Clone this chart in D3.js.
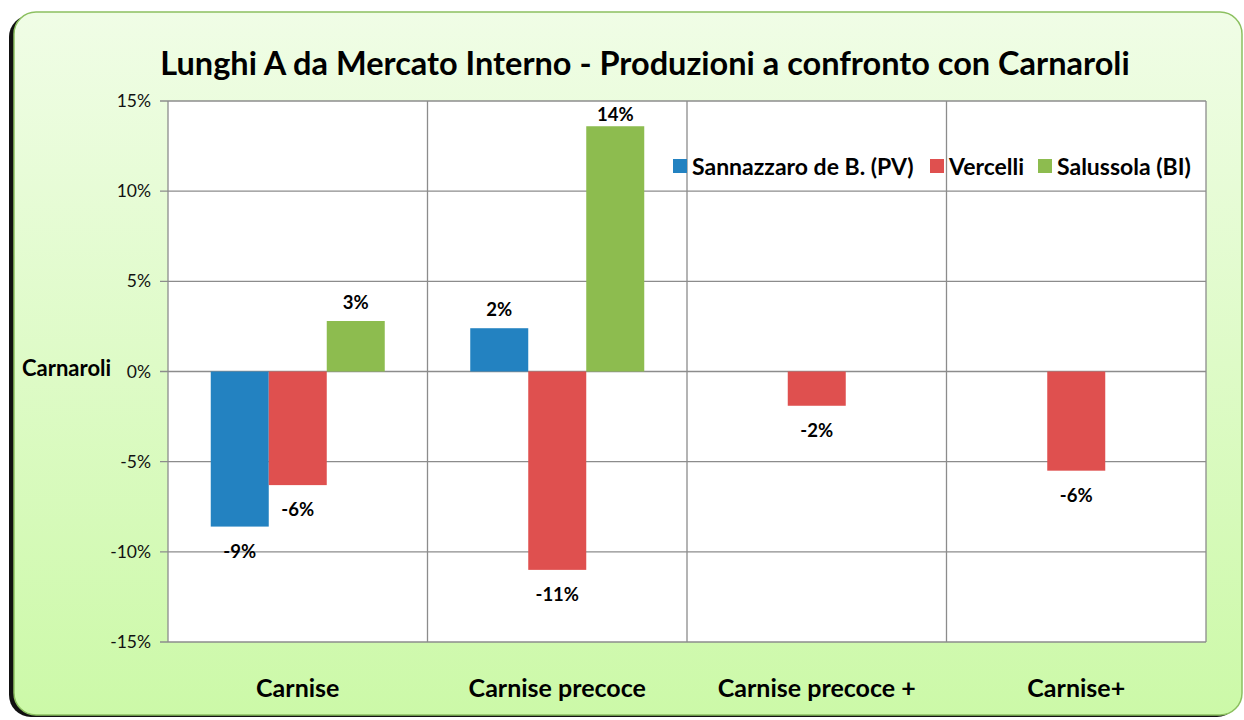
<!DOCTYPE html>
<html>
<head>
<meta charset="utf-8">
<script src="https://cdn.jsdelivr.net/npm/d3@7"></script>
<style>
  body { margin: 0; background: #fff; }
  text { font-family: Lato, "Open Sans", sans-serif; }
</style>
</head>
<body>
<svg id="MyGraph" width="1244" height="720"></svg>
<script>
// dati
var categories = ["Carnise", "Carnise precoce", "Carnise precoce +", "Carnise+"];
var seriesNames = ["Sannazzaro de B. (PV)", "Vercelli", "Salussola (BI)"];
var sannazzaro = [-8.6, 2.4, null, null];
var vercelli = [-6.3, -11.0, -1.9, -5.5];
var salussola = [2.8, 13.6, null, null];
var yTicks = [-15, -10, -5, 0, 5, 10, 15];
var colors = ["#2382c1", "#df504f", "#8dbc4f"];

var svg = d3.select("#MyGraph");

// sfondo del grafico
var defs = svg.append("defs");
var grad = defs.append("linearGradient").attr("id", "bg").attr("x1", 0).attr("y1", 0).attr("x2", 0).attr("y2", 1);
grad.append("stop").attr("offset", "0%").attr("stop-color", "#f0fde6");
grad.append("stop").attr("offset", "100%").attr("stop-color", "#ccf9a8");

svg.append("rect")
    .attr("x", 9).attr("y", 15).attr("width", 1230).attr("height", 702)
    .attr("rx", 22).attr("fill", "#111");
svg.append("rect")
    .attr("x", 14).attr("y", 12).attr("width", 1228).attr("height", 703)
    .attr("rx", 22).attr("fill", "url(#bg)")
    .attr("stroke", "#8cc060").attr("stroke-width", 1.5);

var margin = {top: 101, left: 168, right: 1206, bottom: 642};

var x = d3.scaleBand()
    .domain(categories)
    .range([margin.left, margin.right]);

var y = d3.scaleLinear()
    .domain([-15, 15])
    .range([margin.bottom, margin.top]);

// area del grafico
svg.append("rect")
    .attr("x", margin.left).attr("y", margin.top)
    .attr("width", margin.right - margin.left).attr("height", margin.bottom - margin.top)
    .attr("fill", "#fff");

// griglia orizzontale
svg.append("g")
    .selectAll("line")
    .data(yTicks)
    .enter().append("line")
    .attr("x1", margin.left - 8).attr("x2", margin.right)
    .attr("y1", function(d){ return y(d); }).attr("y2", function(d){ return y(d); })
    .attr("stroke", "#8c8c8c").attr("stroke-width", 1.3);

// divisori verticali
svg.append("g")
    .selectAll("line")
    .data(categories)
    .enter().append("line")
    .attr("x1", function(d){ return x(d) + x.bandwidth(); })
    .attr("x2", function(d){ return x(d) + x.bandwidth(); })
    .attr("y1", margin.top).attr("y2", margin.bottom)
    .attr("stroke", "#8c8c8c").attr("stroke-width", 1.3);

svg.append("line")
    .attr("x1", margin.left).attr("x2", margin.left)
    .attr("y1", margin.top).attr("y2", margin.bottom)
    .attr("stroke", "#8c8c8c").attr("stroke-width", 1.3);

// etichette asse Y
svg.append("g")
    .selectAll("text")
    .data(yTicks)
    .enter().append("text")
    .attr("x", margin.left - 17)
    .attr("y", function(d){ return y(d) + 6; })
    .attr("text-anchor", "end")
    .attr("font-size", 17.5)
    .attr("fill", "#111")
    .text(function(d){ return d + "%"; });

svg.append("text")
    .attr("x", 22).attr("y", 376)
    .attr("font-size", 22).attr("font-weight", "bold")
    .text("Carnaroli");

// etichette categorie
svg.append("g")
    .selectAll("text")
    .data(categories)
    .enter().append("text")
    .attr("x", function(d){ return x(d) + x.bandwidth() / 2; })
    .attr("y", 697)
    .attr("text-anchor", "middle")
    .attr("font-size", 25).attr("font-weight", "bold")
    .text(function(d){ return d; });

// barre
var allSeries = [sannazzaro, vercelli, salussola];
var bars = [];
categories.forEach(function(c, i){
  var present = [];
  allSeries.forEach(function(s, j){ if (s[i] != null) present.push(j); });
  var half = 29 * present.length;
  var inner = d3.scaleBand()
      .domain(present)
      .range([x.bandwidth() / 2 - half, x.bandwidth() / 2 + half]);
  present.forEach(function(j){
    bars.push({cat: c, s: j, v: allSeries[j][i], x: x(c) + inner(j), w: inner.bandwidth()});
  });
});

var fmt = function(v){
  var r = Math.sign(v) * Math.round(Math.abs(v));
  return r + "%";
};

svg.append("g")
    .selectAll("rect")
    .data(bars)
    .enter().append("rect")
    .attr("x", function(d){ return d.x; })
    .attr("width", function(d){ return d.w; })
    .attr("y", function(d){ return y(Math.max(0, d.v)); })
    .attr("height", function(d){ return Math.abs(y(d.v) - y(0)); })
    .attr("fill", function(d){ return colors[d.s]; });

svg.append("g")
    .selectAll("text")
    .data(bars)
    .enter().append("text")
    .attr("x", function(d){ return d.x + d.w / 2; })
    .attr("y", function(d){
      return d.v >= 0 ? Math.max(y(d.v) - 12, margin.top + 20) : y(d.v) + 31;
    })
    .attr("text-anchor", "middle")
    .attr("font-size", 18.5).attr("font-weight", "bold")
    .text(function(d){ return fmt(d.v); });

// titolo
svg.append("text")
    .attr("x", 645).attr("y", 75)
    .attr("text-anchor", "middle")
    .attr("font-size", 32.5).attr("font-weight", "bold")
    .text("Lunghi A da Mercato Interno - Produzioni a confronto con Carnaroli");

// legenda
var legX = [673, 930, 1038];
var leg = svg.append("g")
    .selectAll("g")
    .data(seriesNames)
    .enter().append("g")
    .attr("transform", function(d, i){ return "translate(" + legX[i] + ",159)"; });
leg.append("rect")
    .attr("width", 14).attr("height", 14)
    .attr("fill", function(d, i){ return colors[i]; });
leg.append("text")
    .attr("x", 19).attr("y", 16)
    .attr("font-size", 23).attr("font-weight", "bold")
    .text(function(d){ return d; });
</script>
</body>
</html>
- - - - - - -
> What is expected:
Transcribe all the lines above exactly, apart from the pictures.

> Written response:
Clone this chart in D3.js.
<!DOCTYPE html>
<html>
<head>
<meta charset="utf-8">
<script src="https://cdn.jsdelivr.net/npm/d3@7"></script>
<style>
  body { margin: 0; background: #fff; }
  text { font-family: Lato, "Open Sans", sans-serif; }
</style>
</head>
<body>
<svg id="MyGraph" width="1244" height="720"></svg>
<script>
// dati
var categories = ["Carnise", "Carnise precoce", "Carnise precoce +", "Carnise+"];
var seriesNames = ["Sannazzaro de B. (PV)", "Vercelli", "Salussola (BI)"];
var sannazzaro = [-8.6, 2.4, null, null];
var vercelli = [-6.3, -11.0, -1.9, -5.5];
var salussola = [2.8, 13.6, null, null];
var yTicks = [-15, -10, -5, 0, 5, 10, 15];
var colors = ["#2382c1", "#df504f", "#8dbc4f"];

var svg = d3.select("#MyGraph");

// sfondo del grafico
var defs = svg.append("defs");
var grad = defs.append("linearGradient").attr("id", "bg").attr("x1", 0).attr("y1", 0).attr("x2", 0).attr("y2", 1);
grad.append("stop").attr("offset", "0%").attr("stop-color", "#f0fde6");
grad.append("stop").attr("offset", "100%").attr("stop-color", "#ccf9a8");

svg.append("rect")
    .attr("x", 9).attr("y", 15).attr("width", 1230).attr("height", 702)
    .attr("rx", 22).attr("fill", "#111");
svg.append("rect")
    .attr("x", 14).attr("y", 12).attr("width", 1228).attr("height", 703)
    .attr("rx", 22).attr("fill", "url(#bg)")
    .attr("stroke", "#8cc060").attr("stroke-width", 1.5);

var margin = {top: 101, left: 168, right: 1206, bottom: 642};

var x = d3.scaleBand()
    .domain(categories)
    .range([margin.left, margin.right]);

var y = d3.scaleLinear()
    .domain([-15, 15])
    .range([margin.bottom, margin.top]);

// area del grafico
svg.append("rect")
    .attr("x", margin.left).attr("y", margin.top)
    .attr("width", margin.right - margin.left).attr("height", margin.bottom - margin.top)
    .attr("fill", "#fff");

// griglia orizzontale
svg.append("g")
    .selectAll("line")
    .data(yTicks)
    .enter().append("line")
    .attr("x1", margin.left - 8).attr("x2", margin.right)
    .attr("y1", function(d){ return y(d); }).attr("y2", function(d){ return y(d); })
    .attr("stroke", "#8c8c8c").attr("stroke-width", 1.3);

// divisori verticali
svg.append("g")
    .selectAll("line")
    .data(categories)
    .enter().append("line")
    .attr("x1", function(d){ return x(d) + x.bandwidth(); })
    .attr("x2", function(d){ return x(d) + x.bandwidth(); })
    .attr("y1", margin.top).attr("y2", margin.bottom)
    .attr("stroke", "#8c8c8c").attr("stroke-width", 1.3);

svg.append("line")
    .attr("x1", margin.left).attr("x2", margin.left)
    .attr("y1", margin.top).attr("y2", margin.bottom)
    .attr("stroke", "#8c8c8c").attr("stroke-width", 1.3);

// etichette asse Y
svg.append("g")
    .selectAll("text")
    .data(yTicks)
    .enter().append("text")
    .attr("x", margin.left - 17)
    .attr("y", function(d){ return y(d) + 6; })
    .attr("text-anchor", "end")
    .attr("font-size", 17.5)
    .attr("fill", "#111")
    .text(function(d){ return d + "%"; });

svg.append("text")
    .attr("x", 22).attr("y", 376)
    .attr("font-size", 22).attr("font-weight", "bold")
    .text("Carnaroli");

// etichette categorie
svg.append("g")
    .selectAll("text")
    .data(categories)
    .enter().append("text")
    .attr("x", function(d){ return x(d) + x.bandwidth() / 2; })
    .attr("y", 697)
    .attr("text-anchor", "middle")
    .attr("font-size", 25).attr("font-weight", "bold")
    .text(function(d){ return d; });

// barre
var allSeries = [sannazzaro, vercelli, salussola];
var bars = [];
categories.forEach(function(c, i){
  var present = [];
  allSeries.forEach(function(s, j){ if (s[i] != null) present.push(j); });
  var half = 29 * present.length;
  var inner = d3.scaleBand()
      .domain(present)
      .range([x.bandwidth() / 2 - half, x.bandwidth() / 2 + half]);
  present.forEach(function(j){
    bars.push({cat: c, s: j, v: allSeries[j][i], x: x(c) + inner(j), w: inner.bandwidth()});
  });
});

var fmt = function(v){
  var r = Math.sign(v) * Math.round(Math.abs(v));
  return r + "%";
};

svg.append("g")
    .selectAll("rect")
    .data(bars)
    .enter().append("rect")
    .attr("x", function(d){ return d.x; })
    .attr("width", function(d){ return d.w; })
    .attr("y", function(d){ return y(Math.max(0, d.v)); })
    .attr("height", function(d){ return Math.abs(y(d.v) - y(0)); })
    .attr("fill", function(d){ return colors[d.s]; });

svg.append("g")
    .selectAll("text")
    .data(bars)
    .enter().append("text")
    .attr("x", function(d){ return d.x + d.w / 2; })
    .attr("y", function(d){
      return d.v >= 0 ? Math.max(y(d.v) - 12, margin.top + 20) : y(d.v) + 31;
    })
    .attr("text-anchor", "middle")
    .attr("font-size", 18.5).attr("font-weight", "bold")
    .text(function(d){ return fmt(d.v); });

// titolo
svg.append("text")
    .attr("x", 645).attr("y", 75)
    .attr("text-anchor", "middle")
    .attr("font-size", 32.5).attr("font-weight", "bold")
    .text("Lunghi A da Mercato Interno - Produzioni a confronto con Carnaroli");

// legenda
var legX = [673, 930, 1038];
var leg = svg.append("g")
    .selectAll("g")
    .data(seriesNames)
    .enter().append("g")
    .attr("transform", function(d, i){ return "translate(" + legX[i] + ",159)"; });
leg.append("rect")
    .attr("width", 14).attr("height", 14)
    .attr("fill", function(d, i){ return colors[i]; });
leg.append("text")
    .attr("x", 19).attr("y", 16)
    .attr("font-size", 23).attr("font-weight", "bold")
    .text(function(d){ return d; });
</script>
</body>
</html>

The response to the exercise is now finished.